Tuesday, October 1, 2013

I have been reminded as of late about how bad I am at loving people. When you move, people you once were close to grow and change at a different pace...that is, without you. And some of the change is good, some of it isn't, and some of it will turn out to be very different than you first thought. In my own life, I get justice and love confused. I want to right all of the wrongs...even when it turns out, I don't really know what I'm doing. I justify it saying that this is what the love of God looks like, justice and love in equal measure. The only difference is...God is love.

And I?

I am weakness and selfishness wrapped together realizing that sometimes I want to 'right wrongs' that aren't wrong. It comes from an imperfect sort of love that loves the person I remember and who used to be but who is not anymore. It comes from loving the memory more than the present reality. We have to learn to love the broken places and the foreign lands that are inside the people we know best. Sometimes, people don't want you to see those places...and that's their right. But sometimes, they are waiting for those places to be loved.

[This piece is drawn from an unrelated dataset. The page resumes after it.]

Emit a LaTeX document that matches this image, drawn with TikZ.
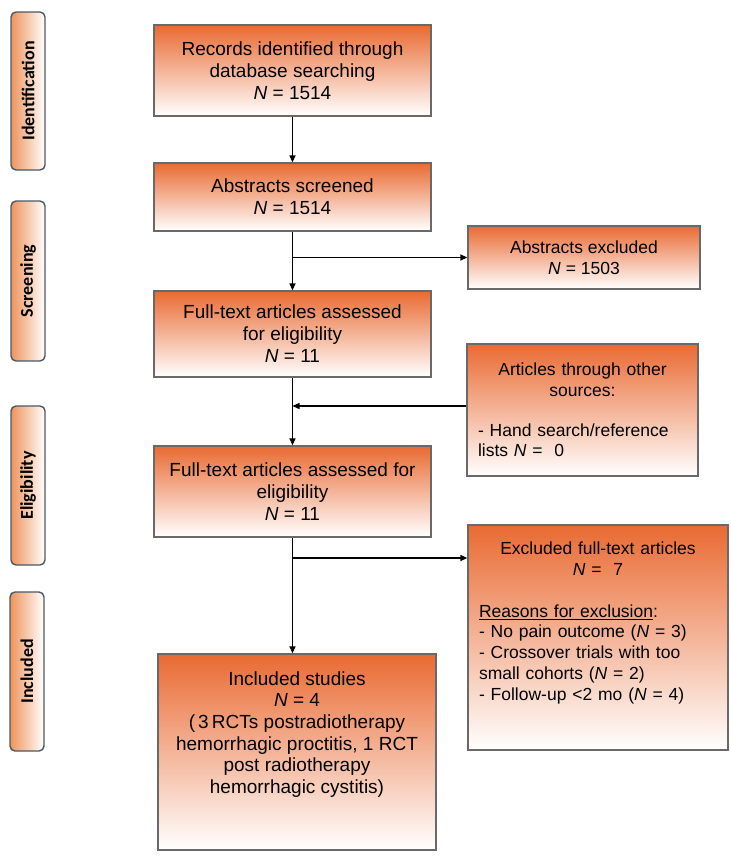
\documentclass[tikz,border=0pt]{standalone}
\usepackage{fontspec}
\setmainfont{Liberation Sans}
\newfontfamily\tabfont{Carlito}
\usetikzlibrary{arrows.meta,calc}
\definecolor{boxor}{RGB}{233,106,50}
\definecolor{tabor}{RGB}{238,148,92}
\definecolor{boxline}{RGB}{105,105,105}
\definecolor{tabline}{RGB}{75,88,102}
\begin{document}
\begin{tikzpicture}[x=1pt,y=-1pt,
  mainbox/.style={draw=boxline, line width=1.3pt, top color=boxor, bottom color=white,
    minimum width=277pt, inner sep=0pt, align=center, font=\fontsize{19}{22}\selectfont},
  sidefont/.style={font=\fontsize{17.5}{20.8}\selectfont},
  tabbox/.style={draw=tabline, line width=1.4pt, rounded corners=5pt, left color=tabor,
    right color=white, minimum width=34pt, inner sep=0pt,
    font=\tabfont\bfseries\fontsize{18}{20}\selectfont},
  arr/.style={line width=1.3pt, -{Triangle[length=7pt,width=6pt]}}]
\useasboundingbox (0,0) rectangle (731,857);

% phase tabs
\node[tabbox, minimum height=158pt] (t1) at (28,91) {\rotatebox{90}{Identification}};
\node[tabbox, minimum height=160pt] (t2) at (28,281) {\rotatebox{90}{Screening}};
\node[tabbox, minimum height=159pt] (t3) at (28,485.5) {\rotatebox{90}{Eligibility}};
\node[tabbox, minimum height=159pt] (t4) at (27,671.5) {\rotatebox{90}{Included}};

% main column
\node[mainbox, minimum height=91pt] (rec) at (292.5,70.5)
  {Records identified through\\database searching\\\textit{N} = 1514};
\node[mainbox, minimum height=68pt] (abs) at (292.5,197)
  {Abstracts screened\\\textit{N} = 1514};
\node[mainbox, minimum height=86pt] (ft1) at (292.5,334)
  {Full-text articles assessed\\for eligibility\\\textit{N} = 11};
\node[mainbox, minimum height=91pt] (ft2) at (292.5,491.5)
  {Full-text articles assessed for\\eligibility\\\textit{N} = 11};
\node[mainbox, minimum width=278pt, minimum height=196pt] (inc) at (297,752) {};
\node[anchor=north, inner sep=0pt, align=center, font=\fontsize{19}{21.6}\selectfont] (inctxt)
  at ([yshift=-18pt]inc.north)
  {Included studies\\\textit{N} =~4\\(\,3\,RCTs postradiotherapy\\hemorrhagic proctitis, 1 RCT\\post radiotherapy\\hemorrhagic cystitis)};

% side boxes
\node[mainbox, sidefont, minimum width=232pt, minimum height=63pt] (absx) at (584,257.5)
  {Abstracts excluded\\\textit{N} = 1503};
\node[mainbox, sidefont, minimum width=231pt, minimum height=132pt, text width=209pt, align=left] (oth)
  at (582.5,410)
  {{\centering Articles through other\\sources:\par}\vspace{19pt}- Hand search/reference\\lists \textit{N} =~~0};
\node[mainbox, minimum width=260pt, minimum height=225pt] (ftx) at (598,637.5) {};
\node[anchor=north, inner sep=0pt, text width=238pt, align=left, sidefont] (ftxt)
  at ([yshift=-17.5pt]ftx.north)
  {{\centering Excluded full-text articles\\\textit{N} =~~7\par}\vspace{20.8pt}\underline{Reasons for exclusion}:\\- No pain outcome (\textit{N} = 3)\\- Crossover trials with too\\small cohorts (\textit{N} = 2)\\- Follow-up <2 mo (\textit{N} = 4)};

% connectors
\draw[arr] (rec.south) -- (abs.north);
\draw[arr] (abs.south) -- (ft1.north);
\draw[arr] (abs.south |- absx.west) -- (absx.west);
\draw[arr] (ft1.south) -- (ft2.north);
\draw[arr] ([yshift=4pt]oth.west) -- ([yshift=4pt]oth.west -| ft1.south);
\draw[arr] (ft2.south) -- (ft2.south |- inc.north);
\coordinate (j3) at (292.5,558);
\draw[arr] (j3) -- (j3 -| ftx.west);
\end{tikzpicture}
\end{document}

I am neither just nor kind.

But God has not asked me to carry the weight of justice into all of my relationships, which now I realize is grace. I can learn to love. If we all learn to love, we may be able to build something strong enough to take us home out of this shipwreck. But if we try to be justice, we will all drown. There is only one man whom God asked to be both love and justice...and that man died a horrible death on a cross trying to balance the two. He did it. And I should not pretend that I could easily do the same.